A French court has formally charged a new suspect in connection with the murder of Father Jacques Hamel in Normandy, which took place on 26 July. The 21-year-old man was arrested earlier this week and kept for interrogation before being charged with "criminal association in connection with terrorism" on 12 August.

According to France24, the man claimed he had been radicalised quickly and travelled to Saint-Etienne-du-Rouvray in the Rouen region in northern France where he met Father Hamel's killers Adel Kermiche and Abdel Malik Petitjean, both 19 years old.

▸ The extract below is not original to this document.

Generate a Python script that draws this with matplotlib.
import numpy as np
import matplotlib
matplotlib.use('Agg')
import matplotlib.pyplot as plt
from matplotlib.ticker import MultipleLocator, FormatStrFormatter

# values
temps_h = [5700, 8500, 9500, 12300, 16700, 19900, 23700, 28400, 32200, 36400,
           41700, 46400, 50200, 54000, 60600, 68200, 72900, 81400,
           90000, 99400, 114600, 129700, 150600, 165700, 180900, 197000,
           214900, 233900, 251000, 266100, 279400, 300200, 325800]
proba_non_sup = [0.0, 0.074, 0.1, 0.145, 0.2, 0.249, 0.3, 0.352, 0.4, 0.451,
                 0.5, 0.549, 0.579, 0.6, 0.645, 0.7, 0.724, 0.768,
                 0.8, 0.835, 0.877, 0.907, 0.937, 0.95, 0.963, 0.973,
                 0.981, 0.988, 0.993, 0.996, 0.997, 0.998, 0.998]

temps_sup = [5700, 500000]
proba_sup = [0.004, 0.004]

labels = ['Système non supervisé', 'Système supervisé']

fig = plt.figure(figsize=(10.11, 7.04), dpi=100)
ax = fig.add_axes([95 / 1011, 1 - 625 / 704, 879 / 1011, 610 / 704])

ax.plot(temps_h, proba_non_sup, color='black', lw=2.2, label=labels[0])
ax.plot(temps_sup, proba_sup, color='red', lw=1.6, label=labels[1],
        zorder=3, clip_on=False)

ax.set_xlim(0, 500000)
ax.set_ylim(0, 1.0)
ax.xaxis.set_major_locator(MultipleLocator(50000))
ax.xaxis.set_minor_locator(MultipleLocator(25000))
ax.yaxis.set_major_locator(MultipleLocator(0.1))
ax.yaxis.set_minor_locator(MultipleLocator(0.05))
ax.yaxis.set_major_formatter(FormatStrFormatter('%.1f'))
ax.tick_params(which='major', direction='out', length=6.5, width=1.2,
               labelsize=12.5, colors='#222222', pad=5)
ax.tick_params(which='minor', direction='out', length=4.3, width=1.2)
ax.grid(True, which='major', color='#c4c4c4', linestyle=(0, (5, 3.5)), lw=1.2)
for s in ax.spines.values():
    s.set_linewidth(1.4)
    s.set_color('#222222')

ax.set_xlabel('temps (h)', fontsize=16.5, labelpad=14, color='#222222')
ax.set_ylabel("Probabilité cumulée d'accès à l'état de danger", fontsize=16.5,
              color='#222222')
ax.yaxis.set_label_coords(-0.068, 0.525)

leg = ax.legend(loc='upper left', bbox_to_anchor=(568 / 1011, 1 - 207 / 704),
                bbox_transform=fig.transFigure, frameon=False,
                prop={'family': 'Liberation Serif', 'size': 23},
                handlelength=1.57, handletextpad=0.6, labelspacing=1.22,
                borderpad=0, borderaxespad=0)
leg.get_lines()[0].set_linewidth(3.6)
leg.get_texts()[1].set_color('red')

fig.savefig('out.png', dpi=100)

Investigators believe he was mentally unstable, a source close to the investigation revealed.

Jacques Hammel
Father Jacques Hammel's throat was slit by one of the two terrorists who took siege of the church in Normandy JOEL SAGET/AFP/Getty Images

Kermiche and Petitjean were killed in a standoff with police after they murdered Hamel by slitting his throat. The two knife-wielders had taken the members of the Church of the Gambetta hostage during the mass service. They stated their allegiance to the Islamic State (Isis) before they made the priest kneel down and killed him.

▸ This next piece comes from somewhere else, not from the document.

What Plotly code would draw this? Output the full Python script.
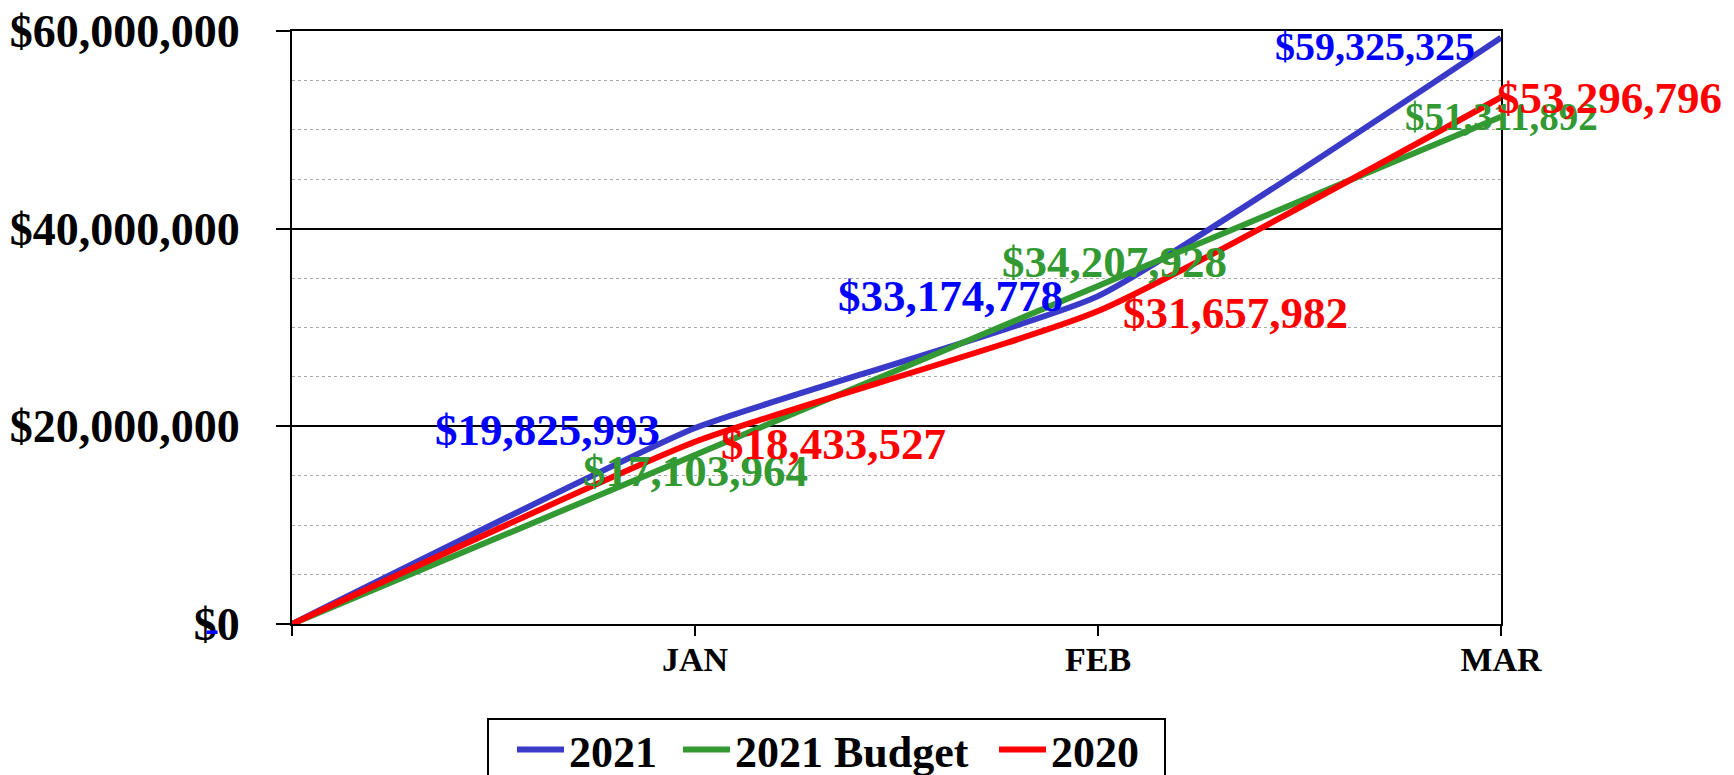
import plotly.graph_objects as go

months = ["", "JAN", "FEB", "MAR"]
actual_2021 = [0, 19825993, 33174778, 59325325]
budget_2021 = [0, 17103964, 34207928, 51311892]
actual_2020 = [0, 18433527, 31657982, 53296796]

y_ticks = [0, 20000000, 40000000, 60000000]
y_tick_text = ["$0", "$20,000,000", "$40,000,000", "$60,000,000"]

FONT = "Liberation Serif"
BLUE_LINE = "#3A3AC8"
BLUE_TEXT = "#0000FF"
GREEN = "#339933"
RED = "#FF0000"

x = list(range(len(months)))

# page geometry (the page body adds an 8px offset)
PX0, PX1, PY0, PY1 = 292, 1501, 31, 624


def px(X):
    return (X - PX0) / (PX1 - PX0)


def py(Y):
    return (PY1 - Y) / (PY1 - PY0)


fig = go.Figure()
fig.add_trace(go.Scatter(x=x, y=actual_2021, name="2021", mode="lines", legend="legend",
                         line=dict(color=BLUE_LINE, width=6, shape="spline", smoothing=0.4)))
fig.add_trace(go.Scatter(x=x, y=budget_2021, name="2021 Budget", mode="lines", legend="legend2",
                         line=dict(color=GREEN, width=6, shape="spline", smoothing=0.4)))
fig.add_trace(go.Scatter(x=x, y=actual_2020, name="2020", mode="lines", legend="legend3",
                         line=dict(color=RED, width=6, shape="spline", smoothing=0.5)))


def fmt(v):
    return "${:,.0f}".format(v)


# label placement per series/point: (xanchor, xshift, yshift, size)
place_2021 = [None, ("right", -33, -2, 45), ("right", -33, 0, 45), ("right", -24, -9, 40)]
place_budget = [None, ("center", 0, -16, 45), ("center", 16, 24, 45), ("center", 0, 0, 39)]
place_2020 = [None, ("left", 24, -2, 45), ("left", 23, -2, 45), ("left", -6, -1, 45)]

for vals, places, col in [(actual_2021, place_2021, BLUE_TEXT),
                          (budget_2021, place_budget, GREEN),
                          (actual_2020, place_2020, RED)]:
    for i, v in enumerate(vals):
        p = places[i]
        if p is None:
            continue
        xa, xs, ys, sz = p
        fig.add_annotation(x=x[i], y=v, text=fmt(v), showarrow=False,
                           xanchor=xa, yanchor="middle", xshift=xs, yshift=ys,
                           font=dict(family=FONT, size=sz, color=col, weight="bold"))

# zero-value label of the 2021 series (accounting dash)
fig.add_annotation(x=x[0], y=actual_2021[0], text="-", showarrow=False,
                   xanchor="center", yanchor="middle", xshift=-80, yshift=-4,
                   font=dict(family=FONT, size=42, color=BLUE_TEXT, weight="bold"))

legend_font = dict(family=FONT, size=44, color="black", weight="bold")
leg_common = dict(orientation="h", xanchor="left", yanchor="middle", y=py(750),
                  borderwidth=0, bgcolor="rgba(0,0,0,0)", font=legend_font, itemwidth=47)

fig.update_layout(
    width=1726, height=767,
    margin=dict(l=PX0 - 8, r=1734 - PX1, t=PY0 - 8, b=775 - PY1, autoexpand=False),
    paper_bgcolor="white", plot_bgcolor="white",
    showlegend=True,
    legend=dict(x=px(512), **leg_common),
    legend2=dict(x=px(678), **leg_common),
    legend3=dict(x=px(994), **leg_common),
)

# legend frame
fig.add_shape(type="rect", xref="paper", yref="paper",
              x0=px(488), x1=px(1165), y0=py(719), y1=py(800),
              line=dict(color="black", width=2), fillcolor="rgba(0,0,0,0)", layer="above")

fig.update_xaxes(
    range=[0, 3], tickmode="array", tickvals=x, ticktext=months,
    showgrid=False, zeroline=False,
    showline=True, linecolor="black", linewidth=2, mirror=True,
    ticks="outside", ticklen=10, tickwidth=2, tickcolor="black",
    tickfont=dict(family=FONT, size=34, color="black", weight="bold"),
    ticklabelstandoff=-6, ticklabeloverflow="allow",
)
fig.update_yaxes(
    range=[0, 60000000], tickmode="array", tickvals=y_ticks, ticktext=y_tick_text,
    showgrid=True, gridcolor="black", gridwidth=2, zeroline=False,
    showline=True, linecolor="black", linewidth=2, mirror=True,
    ticks="outside", ticklen=14, tickwidth=2, tickcolor="black",
    tickfont=dict(family=FONT, size=46, color="black", weight="bold"),
    ticklabelstandoff=27, ticklabeloverflow="allow",
    minor=dict(dtick=5000000, showgrid=True, gridcolor="#A8A8A8", griddash="dot", gridwidth=1, ticks=""),
)

fig.write_html("out.html")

The new suspect has no criminal record and has acknowledged having spent the night in Saint-Etienne-du-Rouvray when he went to meet the two terrorists. He, however, claimed he left the next day because he did not have a good relationship with Kermiche and Petitjean.

Investigators are now attempting to find out if the two men had other accomplices in France and whether they had actual links with IS (Daesh), which has claimed responsibility for the attack.

France has been witness to a slew of attacks over the past year, many of which, IS has stated they had a hand in. Two weeks before the priest's murder, a Tunisian ploughed a 19-tonne truck into a crowd celebrating Bastille Day in Nice, killing 85 people and wounding more than 300.